▶ [Recorded information]
════

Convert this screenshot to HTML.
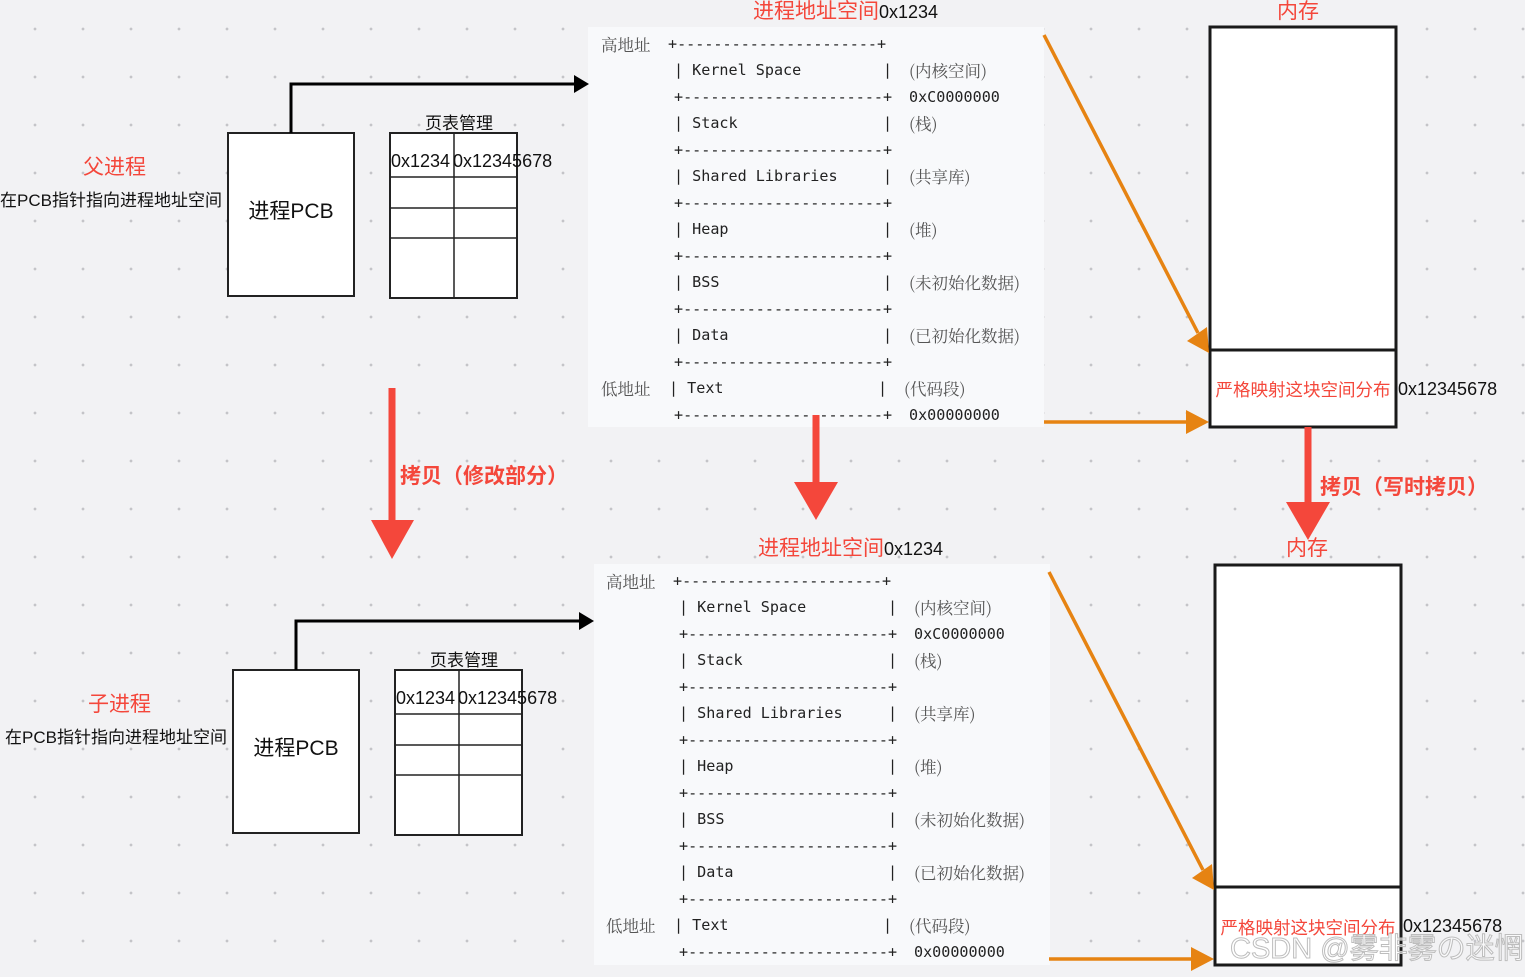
<!DOCTYPE html>
<html><head><meta charset="utf-8"><style>
html,body{margin:0;padding:0;width:1525px;height:977px;overflow:hidden}
body{position:relative;background-color:#f2f2f4;
background-image:radial-gradient(circle,#c4c4c8 1.2px,transparent 1.6px);background-size:48px 48px;background-position:11px 5px;
font-family:"Liberation Sans","Noto Sans CJK SC",sans-serif;}
.a{position:absolute;white-space:pre;line-height:20px}
.blk{position:absolute;left:0;top:0;width:1525px;height:440px;overflow:visible}
.panel{position:absolute;background:#f8f9fb}
.m{font-family:"DejaVu Sans Mono","Liberation Mono",monospace;font-size:15.1px;color:#222}
.c{font-family:"Noto Serif CJK SC","Liberation Serif",serif;font-size:16.5px;color:#555}
.red{color:#f4473b}
.box{position:absolute;background:#fff;border:2px solid #222;box-sizing:border-box}
.t{font-family:"Noto Sans CJK SC","Liberation Sans",sans-serif}
</style></head><body>

<!-- TOP BLOCK -->
<div class="blk">
<div class="panel" style="left:588px;top:27px;width:456px;height:400px"></div>
<div class="a red" style="left:753px;top:-1px;font-size:21px;line-height:26px">进程地址空间<span style="color:#111;font-size:18px">0x1234</span></div>
<div class="a red" style="left:1277px;top:-1px;font-size:21px;line-height:26px">内存</div>
<div class="a red" style="left:83px;top:155px;font-size:21px;line-height:26px">父进程</div>
<div class="a" style="left:0px;top:191px;font-size:17px;color:#111">在PCB指针指向进程地址空间</div>
<div class="box" style="left:227px;top:132px;width:128px;height:165px"></div>
<div class="a" style="left:227px;top:202px;width:128px;text-align:center;font-size:21px;color:#111">进程PCB</div>
<div class="a" style="left:425px;top:114px;font-size:17px;color:#111">页表管理</div>
<svg width="1525" height="440" style="position:absolute;left:0;top:0">
<rect x="390" y="133" width="127" height="165" fill="#fff" stroke="#222" stroke-width="2"/>
<path d="M454 133V298M390 177H517M390 208H517M390 238H517" stroke="#222" stroke-width="1.5"/>
<path d="M291 133V84H576" fill="none" stroke="#000" stroke-width="3"/>
<polygon points="574,75 589,84 574,93" fill="#000"/>
<rect x="1210" y="27" width="186" height="400" fill="#fff" stroke="#1a1a1a" stroke-width="3"/>
<path d="M1210 350H1396" stroke="#1a1a1a" stroke-width="3"/>
<path d="M1044 35L1198 333" stroke="#e68312" stroke-width="3.5"/>
<polygon points="1187,341 1209,353 1207,327" fill="#e68312"/>
<path d="M1044 422H1194" stroke="#e68312" stroke-width="3.5"/>
<polygon points="1186,410 1209,422 1186,434" fill="#e68312"/>
</svg>
<div class="a" style="left:391px;top:151px;font-size:18px;color:#111">0x1234</div>
<div class="a" style="left:453px;top:151px;font-size:18px;color:#111">0x12345678</div>
<div class="a red" style="left:1210px;top:380px;width:186px;text-align:center;font-size:17.5px">严格映射这块空间分布</div>
<div class="a" style="left:1398px;top:379px;font-size:18px;color:#111">0x12345678</div>

<div class="a c" style="left:601px;top:34px">高地址</div>
<div class="a m" style="left:668px;top:34px">+----------------------+</div>
<div class="a m" style="left:674px;top:60px">| Kernel Space         |</div>
<div class="a c" style="left:909px;top:60px">(内核空间)</div>
<div class="a m" style="left:674px;top:87px">+----------------------+</div>
<div class="a m" style="left:909px;top:87px">0xC0000000</div>
<div class="a m" style="left:674px;top:113px">| Stack                |</div>
<div class="a c" style="left:909px;top:113px">(栈)</div>
<div class="a m" style="left:674px;top:140px">+----------------------+</div>
<div class="a m" style="left:674px;top:166px">| Shared Libraries     |</div>
<div class="a c" style="left:909px;top:166px">(共享库)</div>
<div class="a m" style="left:674px;top:193px">+----------------------+</div>
<div class="a m" style="left:674px;top:219px">| Heap                 |</div>
<div class="a c" style="left:909px;top:219px">(堆)</div>
<div class="a m" style="left:674px;top:246px">+----------------------+</div>
<div class="a m" style="left:674px;top:272px">| BSS                  |</div>
<div class="a c" style="left:909px;top:272px">(未初始化数据)</div>
<div class="a m" style="left:674px;top:299px">+----------------------+</div>
<div class="a m" style="left:674px;top:325px">| Data                 |</div>
<div class="a c" style="left:909px;top:325px">(已初始化数据)</div>
<div class="a m" style="left:674px;top:352px">+----------------------+</div>
<div class="a c" style="left:601px;top:378px">低地址</div>
<div class="a m" style="left:669px;top:378px">| Text                 |</div>
<div class="a c" style="left:904px;top:378px">(代码段)</div>
<div class="a m" style="left:674px;top:405px">+----------------------+</div>
<div class="a m" style="left:909px;top:405px">0x00000000</div>
</div>

<!-- BOTTOM BLOCK -->
<div class="blk" style="left:5px;top:537px">
<div class="panel" style="left:589px;top:27px;width:456px;height:401px"></div>
<div class="a red" style="left:753px;top:-1px;font-size:21px;line-height:26px">进程地址空间<span style="color:#111;font-size:18px">0x1234</span></div>
<div class="a red" style="left:1281px;top:-1px;font-size:21px;line-height:26px">内存</div>
<div class="a red" style="left:83px;top:155px;font-size:21px;line-height:26px">子进程</div>
<div class="a" style="left:0px;top:191px;font-size:17px;color:#111">在PCB指针指向进程地址空间</div>
<div class="box" style="left:227px;top:132px;width:128px;height:165px"></div>
<div class="a" style="left:227px;top:202px;width:128px;text-align:center;font-size:21px;color:#111">进程PCB</div>
<div class="a" style="left:425px;top:114px;font-size:17px;color:#111">页表管理</div>
<svg width="1525" height="440" style="position:absolute;left:0;top:0">
<rect x="390" y="133" width="127" height="165" fill="#fff" stroke="#222" stroke-width="2"/>
<path d="M454 133V298M390 177H517M390 208H517M390 238H517" stroke="#222" stroke-width="1.5"/>
<path d="M291 133V84H576" fill="none" stroke="#000" stroke-width="3"/>
<polygon points="574,75 589,84 574,93" fill="#000"/>
<rect x="1210" y="28" width="186" height="400" fill="#fff" stroke="#1a1a1a" stroke-width="3"/>
<path d="M1210 350H1396" stroke="#1a1a1a" stroke-width="3"/>
<path d="M1044 35L1198 333" stroke="#e68312" stroke-width="3.5"/>
<polygon points="1187,341 1209,353 1207,327" fill="#e68312"/>
<path d="M1044 422H1194" stroke="#e68312" stroke-width="3.5"/>
<polygon points="1186,410 1209,422 1186,434" fill="#e68312"/>
</svg>
<div class="a" style="left:391px;top:151px;font-size:18px;color:#111">0x1234</div>
<div class="a" style="left:453px;top:151px;font-size:18px;color:#111">0x12345678</div>
<div class="a red" style="left:1210px;top:381px;width:186px;text-align:center;font-size:17.5px">严格映射这块空间分布</div>
<div class="a" style="left:1398px;top:379px;font-size:18px;color:#111">0x12345678</div>

<div class="a c" style="left:601px;top:34px">高地址</div>
<div class="a m" style="left:668px;top:34px">+----------------------+</div>
<div class="a m" style="left:674px;top:60px">| Kernel Space         |</div>
<div class="a c" style="left:909px;top:60px">(内核空间)</div>
<div class="a m" style="left:674px;top:87px">+----------------------+</div>
<div class="a m" style="left:909px;top:87px">0xC0000000</div>
<div class="a m" style="left:674px;top:113px">| Stack                |</div>
<div class="a c" style="left:909px;top:113px">(栈)</div>
<div class="a m" style="left:674px;top:140px">+----------------------+</div>
<div class="a m" style="left:674px;top:166px">| Shared Libraries     |</div>
<div class="a c" style="left:909px;top:166px">(共享库)</div>
<div class="a m" style="left:674px;top:193px">+----------------------+</div>
<div class="a m" style="left:674px;top:219px">| Heap                 |</div>
<div class="a c" style="left:909px;top:219px">(堆)</div>
<div class="a m" style="left:674px;top:246px">+----------------------+</div>
<div class="a m" style="left:674px;top:272px">| BSS                  |</div>
<div class="a c" style="left:909px;top:272px">(未初始化数据)</div>
<div class="a m" style="left:674px;top:299px">+----------------------+</div>
<div class="a m" style="left:674px;top:325px">| Data                 |</div>
<div class="a c" style="left:909px;top:325px">(已初始化数据)</div>
<div class="a m" style="left:674px;top:352px">+----------------------+</div>
<div class="a c" style="left:601px;top:378px">低地址</div>
<div class="a m" style="left:669px;top:378px">| Text                 |</div>
<div class="a c" style="left:904px;top:378px">(代码段)</div>
<div class="a m" style="left:674px;top:405px">+----------------------+</div>
<div class="a m" style="left:909px;top:405px">0x00000000</div>
</div>

<!-- red copy arrows -->
<svg width="1525" height="977" style="position:absolute;left:0;top:0">
<path d="M392 388V522" stroke="#f4473b" stroke-width="7"/>
<polygon points="371,520 414,520 392,559" fill="#f4473b"/>
<path d="M816 415V484" stroke="#f4473b" stroke-width="7"/>
<polygon points="794,482 838,482 816,520" fill="#f4473b"/>
<path d="M1308 427V502" stroke="#f4473b" stroke-width="7"/>
<polygon points="1286,502 1330,502 1308,540" fill="#f4473b"/>
</svg>
<div class="a red" style="left:400px;top:464px;font-size:21px;line-height:26px;font-weight:bold">拷贝（修改部分）</div>
<div class="a red" style="left:1320px;top:475px;font-size:21px;line-height:26px;font-weight:bold">拷贝（写时拷贝）</div>

<div class="a" style="left:1230px;top:932px;font-size:29px;line-height:34px;color:rgba(255,255,255,0.6);-webkit-text-stroke:1px #bdbdbd">CSDN @雾非雾の迷惘</div>
</body></html>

════

▶ [Given exercise]
Write out, word for word, the lines from the start of the data through the one holding "</style></head><body>". Omit pictures.

▶ [Answer to this problem]
Convert this screenshot to HTML.
<!DOCTYPE html>
<html><head><meta charset="utf-8"><style>
html,body{margin:0;padding:0;width:1525px;height:977px;overflow:hidden}
body{position:relative;background-color:#f2f2f4;
background-image:radial-gradient(circle,#c4c4c8 1.2px,transparent 1.6px);background-size:48px 48px;background-position:11px 5px;
font-family:"Liberation Sans","Noto Sans CJK SC",sans-serif;}
.a{position:absolute;white-space:pre;line-height:20px}
.blk{position:absolute;left:0;top:0;width:1525px;height:440px;overflow:visible}
.panel{position:absolute;background:#f8f9fb}
.m{font-family:"DejaVu Sans Mono","Liberation Mono",monospace;font-size:15.1px;color:#222}
.c{font-family:"Noto Serif CJK SC","Liberation Serif",serif;font-size:16.5px;color:#555}
.red{color:#f4473b}
.box{position:absolute;background:#fff;border:2px solid #222;box-sizing:border-box}
.t{font-family:"Noto Sans CJK SC","Liberation Sans",sans-serif}
</style></head><body>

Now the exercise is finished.